■ PROBLEM STATEMENT: Reproduce nothing but the lines from the start of the material through the line that includes "import pandas as pd", both ends included, and omit every picture.
__________________________________________________
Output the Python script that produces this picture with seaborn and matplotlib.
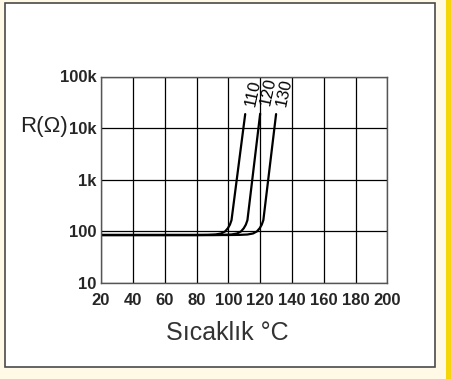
import matplotlib
matplotlib.use("Agg")
import matplotlib.pyplot as plt
from matplotlib.patches import Rectangle
import seaborn as sns
import pandas as pd

# Data (temperature °C, resistance Ω)
temp_110 = [20, 80, 87, 92, 95.5, 98, 99.7, 101, 102, 110.6]
res_110 = [85, 85, 85.5, 87, 91, 100, 115, 135, 165, 18700]
temp_120 = [20, 90, 97, 102, 105.5, 108, 109.7, 111, 112, 120]
res_120 = [85, 85, 85.5, 87, 91, 100, 115, 135, 165, 19000]
temp_130 = [20, 100, 107, 112, 115.5, 118, 119.7, 121, 122, 130]
res_130 = [85, 85, 85.5, 87, 91, 100, 115, 135, 165, 18700]
curve_names = ["110", "120", "130"]

x_ticks = [20, 40, 60, 80, 100, 120, 140, 160, 180, 200]
y_ticks = [10, 100, 1000, 10000, 100000]
y_tick_labels = ["10", "100", "1k", "10k", "100k"]

frames = []
for name, t, r in zip(curve_names, [temp_110, temp_120, temp_130],
                      [res_110, res_120, res_130]):
    frames.append(pd.DataFrame({"T": t, "R": r, "curve": name}))
df = pd.concat(frames, ignore_index=True)

sns.set_style("white")
plt.rcParams["font.family"] = ["Liberation Sans", "DejaVu Sans"]

fig = plt.figure(figsize=(4.51, 3.79), dpi=100)
fig.patch.set_facecolor("#fff9e6")

# white panel with dark border and yellow stripe
fig.patches.append(Rectangle((5 / 451, 1 - 367 / 379), 430 / 451, 364 / 379,
                             transform=fig.transFigure, facecolor="white",
                             edgecolor="#4a4a4a", linewidth=1.2, zorder=-5))
fig.patches.append(Rectangle((446 / 451, 0), 5 / 451, 1,
                             transform=fig.transFigure, facecolor="#f5d60a",
                             edgecolor="none", zorder=-5))

ax = fig.add_axes([101 / 451, 1 - 283 / 379, 286.5 / 451, 206.5 / 379])
ax.set_zorder(2)
ax.set_facecolor("white")

sns.lineplot(data=df, x="T", y="R", hue="curve", units="curve", estimator=None,
             sort=False, palette=["black"] * 3, linewidth=1.6, legend=False, ax=ax)

ax.set_yscale("log")
ax.set_xlim(20, 200)
ax.set_ylim(10, 100000)
ax.set_xticks(x_ticks)
ax.set_xticklabels([str(v) for v in x_ticks], fontweight="bold", fontsize=12)
ax.set_yticks(y_ticks)
ax.set_yticklabels(y_tick_labels, fontweight="bold", fontsize=12)
ax.minorticks_off()
ax.tick_params(axis="x", length=0, pad=7)
ax.tick_params(axis="y", length=0, pad=3)
ax.grid(True, which="major", color="black", linewidth=0.9)
for s in ax.spines.values():
    s.set_color("#555555")
    s.set_linewidth(1.0)

ax.set_xlabel("")
ax.set_ylabel("")

# curve labels
for name, t, r in zip(curve_names, [temp_110, temp_120, temp_130],
                      [res_110, res_120, res_130]):
    ax.annotate(name, xy=(t[-1], r[-1]), xytext=(4, 6), textcoords="offset points",
                rotation=78, rotation_mode="anchor", ha="left", va="center",
                fontsize=12, color="black")

fig.text(20 / 451, 1 - 127 / 379, "R(Ω)", fontsize=16, ha="left", va="center",
         color="#222222")
fig.text(227 / 451, 1 - 333 / 379, "Sıcaklık °C", fontsize=18, ha="center",
         va="center", color="#333333")

fig.savefig("out.png", dpi=100, facecolor=fig.get_facecolor())
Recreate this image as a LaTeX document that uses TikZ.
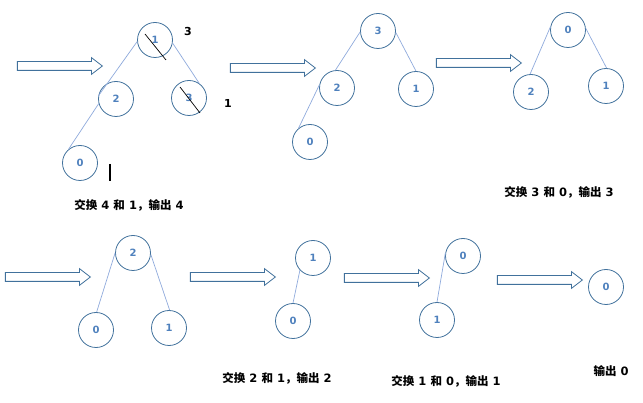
\documentclass[tikz,border=0pt]{standalone}
\usepackage{fontspec}
\setmainfont{DejaVu Sans}
\newfontfamily\cjkfont{Noto Sans CJK SC}
\usepackage{tikz}
\usetikzlibrary{calc, shapes.arrows}
\definecolor{ringblue}{HTML}{41719C}
\definecolor{edgeblue}{HTML}{8FAADC}
\definecolor{digitblue}{HTML}{4F81BD}

\begin{document}
\begin{tikzpicture}[
        x=1pt, y=-1pt,
        heapnode/.style = {draw=ringblue, circle, line width=0.8pt, minimum size=35pt, inner sep=0pt, font=\fontsize{10}{11}\selectfont\bfseries, text=digitblue},
        link/.style = {draw=edgeblue, line width=0.7pt},
        bigarrow/.style = {draw=ringblue, fill=white, single arrow, line width=0.8pt, minimum height=85pt, minimum width=0pt, text height=0pt, text depth=0pt, text width=0pt, inner xsep=0pt, inner ysep=4pt, single arrow head extend=4pt, single arrow tip angle=75, anchor=center},
        strike/.style = {draw=black, line width=0.7pt},
        note/.style = {font=\fontsize{11}{12}\selectfont\bfseries},
        caption/.style = {font=\fontsize{11.5}{13}\selectfont\bfseries}
    ]
        \useasboundingbox (0,0) rectangle (643,403);

        % Step 1: swap 4 and 1
        \node (arr1) [bigarrow] at (57,66) {};
        \node (r1) [heapnode] at (155,40) {1};
        \node (a1) [heapnode] at (116,99) {2};
        \node (b1) [heapnode] at (189,98) {3};
        \node (c1) [heapnode] at (80,163) {0};
        \draw [link] (r1.185) -- (a1.170);
        \draw [link] (r1.350) -- (b1.55);
        \draw [link] (a1.195) -- (c1.130);
        \draw [strike] ($(r1)+(-10,-6)$) -- ($(r1)+(11,20)$);
        \draw [strike] ($(b1)+(-9,-11)$) -- ($(b1)+(11,15)$);
        \node (new1) [note] at (188,31) {3};
        \node (new3) [note] at (228,103) {1};
        \coordinate (barTop) at (110,164);
        \coordinate (barEnd) at (110,181);
        \draw [line width=1.3pt] (barTop) -- (barEnd);
        \node (cap1) [caption] at (129,205) {{\cjkfont 交换} 4 {\cjkfont 和} 1{\cjkfont ，输出} 4};

        % Step 2: swap 3 and 0
        \node (arr2) [bigarrow] at (270,68) {};
        \node (r2) [heapnode] at (378,31) {3};
        \node (a2) [heapnode] at (337,88) {2};
        \node (b2) [heapnode] at (416,89) {1};
        \node (c2) [heapnode] at (310,142) {0};
        \draw [link] (r2.183) -- (a2.95);
        \draw [link] (r2.355) -- (b2.90);
        \draw [link] (a2.170) -- (c2.130);

        % Step 3
        \node (arr3) [bigarrow] at (476,63) {};
        \node (r3) [heapnode] at (568,30) {0};
        \node (a3) [heapnode] at (531,92) {2};
        \node (b3) [heapnode] at (606,86) {1};
        \draw [link] (r3.170) -- (a3.93);
        \draw [link] (r3.5) -- (b3.88);
        \node (cap2) [caption] at (559,192) {{\cjkfont 交换} 3 {\cjkfont 和} 0{\cjkfont ，输出} 3};

        % Step 4: swap 2 and 1
        \node (arr4) [bigarrow] at (45,277) {};
        \node (r4) [heapnode] at (133,253) {2};
        \node (a4) [heapnode] at (96,330) {0};
        \node (b4) [heapnode] at (169,328) {1};
        \draw [link] (r4.180) -- (a4.88);
        \draw [link] (r4.355) -- (b4.88);

        \node (arr5) [bigarrow] at (230,277) {};
        \node (r5) [heapnode] at (313,258) {1};
        \node (a5) [heapnode] at (293,321) {0};
        \draw [link] (r5.223) -- (a5.90);
        \node (cap3) [caption] at (277,378) {{\cjkfont 交换} 2 {\cjkfont 和} 1{\cjkfont ，输出} 2};

        % Step 5: swap 1 and 0
        \node (arr6) [bigarrow] at (384,278) {};
        \node (r6) [heapnode] at (463,256) {0};
        \node (a6) [heapnode] at (437,320) {1};
        \draw [link] (r6.170) -- (a6.90);
        \node (cap4) [caption] at (446,381) {{\cjkfont 交换} 1 {\cjkfont 和} 0{\cjkfont ，输出} 1};

        % Last element
        \node (arr7) [bigarrow] at (537,280) {};
        \node (r7) [heapnode] at (606,287) {0};
        \node (cap5) [caption] at (611,371) {{\cjkfont 输出} 0};

    \end{tikzpicture}
\end{document}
__________________________________________________
■ EXPECTED ANSWER:
Output the Python script that produces this picture with seaborn and matplotlib.
import matplotlib
matplotlib.use("Agg")
import matplotlib.pyplot as plt
from matplotlib.patches import Rectangle
import seaborn as sns
import pandas as pd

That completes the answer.